One suspects that Premier Darrell Pasloski is more than content to waltz into an election campaign against two left-leaning, vote-splitting parties who are talking about how to implement a carbon tax.
Pasloski’s Yukon Party has carved for itself a nice little space in the electoral landscape. It has in the carbon tax debate a simple tool with which to bludgeon the opposition: diapers, the premier tells us, will cost more if a carbon tax is imposed on the Yukon. Babies wear diapers and children are the future, so clearly, the opposition parties hate babies, children and the future.
This favourable chunk of political terrain well-fortified, the premier has chosen to hole up, lest certain uncomfortable realities come sailing over the parapet. One of those is that researchers in the government’s own Climate Change Secretariat have been studying the impact of different rates of carbon taxation.

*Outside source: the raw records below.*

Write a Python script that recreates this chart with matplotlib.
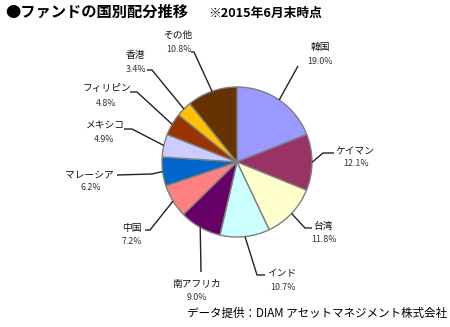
import numpy as np
import matplotlib
matplotlib.use("Agg")
import matplotlib.pyplot as plt

plt.rcParams['font.family'] = ['Noto Sans CJK JP', 'DejaVu Sans']

# 国別配分（%）、12時の位置から時計回り
countries = ["韓国", "ケイマン", "台湾", "インド", "南アフリカ", "中国",
             "マレーシア", "メキシコ", "フィリピン", "香港", "その他"]
shares = [19.0, 12.1, 11.8, 10.7, 9.0, 7.2, 6.2, 4.9, 4.8, 3.4, 10.8]
colors = ["#9999FF", "#993366", "#FFFFCC", "#CCFFFF", "#660066", "#FF8080",
          "#0066CC", "#CCCCFF", "#993300", "#FFC000", "#663300"]

# ラベル配置（ピクセル座標, 上が0）: 線の折れ点, 線の端, 国名の中心, %の中心
label_layout = [
    ((298, 66), (298, 66), (320, 47), (320, 62)),
    ((323, 153), (334, 153), (355, 152), (356, 164)),
    ((305, 228), (312, 228), (323, 226), (324, 239)),
    ((257, 275), (265, 275), (282, 273), (283, 287)),
    ((201, 272), (201, 272), (197, 284), (197, 298)),
    ((150, 230), (145, 230), (132, 228), (132, 241)),
    ((152, 174), (117, 175), (89, 175), (91, 188)),
    ((132, 129), (124, 129), (105, 126), (104, 139)),
    ((137, 92), (130, 92), (107, 88), (106, 103)),
    ((152, 70), (147, 70), (135, 55), (136, 69)),
    ((194, 52), (191, 52), (178, 35), (179, 50)),
]

W, H = 450, 327
center_px = (237, 162)
radius = 75

fig = plt.figure(figsize=(W / 100, H / 100), dpi=100)
ax = fig.add_axes([0, 0, 1, 1])

def py(y):
    return H - y

wedges, _ = ax.pie(shares, colors=colors, startangle=90, counterclock=False,
                   center=(center_px[0], py(center_px[1])), radius=radius,
                   wedgeprops=dict(edgecolor="#7f7f7f", linewidth=1.0))
ax.set_xlim(0, W)
ax.set_ylim(0, H)
ax.axis("off")

for w, name, val, (elbow, end, name_xy, pct_xy) in zip(wedges, countries, shares, label_layout):
    mid = np.deg2rad((w.theta1 + w.theta2) / 2)
    rx = w.center[0] + radius * np.cos(mid)
    ry = w.center[1] + radius * np.sin(mid)
    ax.plot([rx, elbow[0], end[0]], [ry, py(elbow[1]), py(end[1])],
            color="#222222", linewidth=1.0, solid_capstyle="butt")
    ax.text(name_xy[0], py(name_xy[1]), name, fontsize=7, ha="center",
            va="center", color="#111111")
    ax.text(pct_xy[0], py(pct_xy[1]), f"{val:.1f}%", fontsize=6.4,
            ha="center", va="center", color="#333333")

fig.text(5 / W, 1 - 12 / H, "●ファンドの国別配分推移", fontsize=11,
         fontweight="bold", ha="left", va="center")
fig.text(208 / W, 1 - 13 / H, "※2015年6月末時点", fontsize=9.2,
         fontweight="bold", ha="left", va="center")
fig.text(447 / W, 1 - 313 / H, "データ提供：DIAM アセットマネジメント株式会社",
         fontsize=8.3, ha="right", va="center")

fig.savefig("out.png", dpi=100)
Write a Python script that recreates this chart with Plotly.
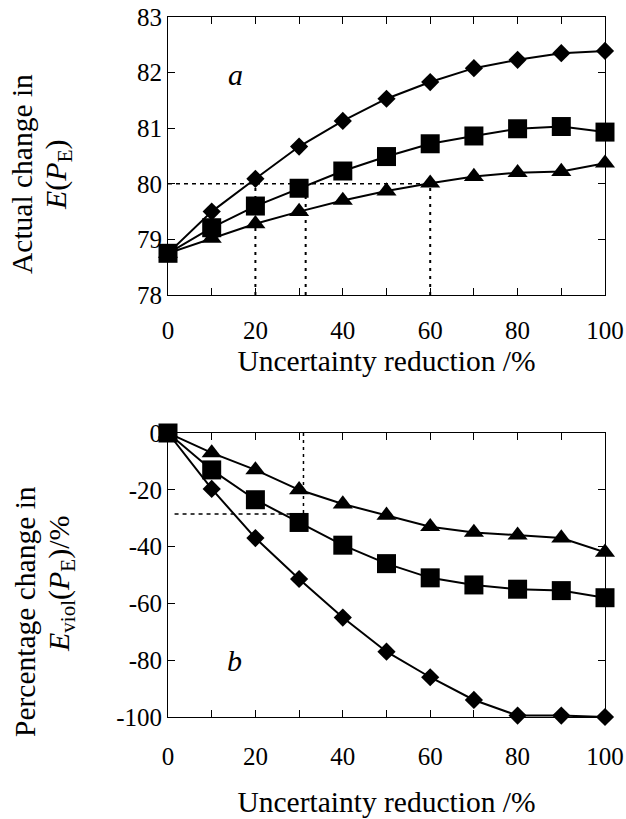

It was a good access-to-information find by the NDP, but speaking to reporters Thursday, Pasloski steadfastly denied that research was done at the behest of cabinet. That claim beggars belief. But it would actually be more surprising if the government hadn’t studied carbon pricing regimes. Governments study the impacts of potential policies all the time. In 2011, the Northwest Territories government, which is equally opposed to carbon pricing, openly studied models and freely released a public report that contains not a single redacted figure.
Pasloski has to put that policy work as far away from his government as possible, because then he would have to admit to an uncomfortable truth that undermines a key election pitch: there are a whole suite of policy tools available to governments to offset the impact of carbon pricing. Instead, the premier, a fully grown, educated man who runs a modern government, has to pretend an entire realm of public policy research simply doesn’t exist.
The second is that the federal government, like it or not, is signalling to the provinces and territories that it will implement carbon pricing. Pressed on this point Thursday, Pasloski refused to offer anything beside talking-point non-answers.
“Somebody has to stand up for Yukon,” he said. “Putting a tax on carbon will make everything more expensive, and I’m opposed to that.”
Are the territorial and federal governments talking about exemptions to carbon pricing, or special help for the territories to offset the pocketbook impact?
How can the Yukon exempt itself from a federally mandated policy?
More talking points.
The premier sings a simple tune, but he only needs it to sound good to a few thousand voters for the Yukon Party to skip merrily to the polls, whenever that is.
Both opposition parties are at least trying to engage with a complex political problem, but neither is really attempting to own it. We’ve known for a while that the Yukon Liberals favour carbon pricing, but they’re content to let the federal Liberals play the role of enforcer. The New Democrats too are pushing the doctrine of federal inevitability as part of the basis for their own carbon pricing proposal.
Liberal Leader Sandy Silver has also cited the Taxpayer Protection Act, which requires a referendum before a Yukon government can raise taxes or impose new ones. But if Ottawa is going to make us, well….
“We can bury our heads in the sand and we can say somehow sticking our head in the sand is sticking up for Yukoners,” Silver told reporters earlier this week. “Or we can take a look at our reality, which is a government on a national basis campaigned on a national tax and will be implementing one.”
This clever construction allows the other parties the option to make promises about a carbon tax without genuinely standing behind it, since the territory is in no legal or constitutional position to resist a federally imposed one. This might be evidence of a certain pragmatism, but it’s not exactly a display of high political principle.
All parties will have equal time to disgrace themselves in the forthcoming election campaign, but the premier’s cynical oversimplification of the debate over carbon pricing is particularly galling.
The old saying attributed to former Tory leader Kim Campbell — “An election is no time to discuss serious issues” — seems to be inverted in Yukon’s pre-election fever. An election, it appears, is no time to discuss issues seriously. But it serves the Yukon Party’s re-election interests just fine.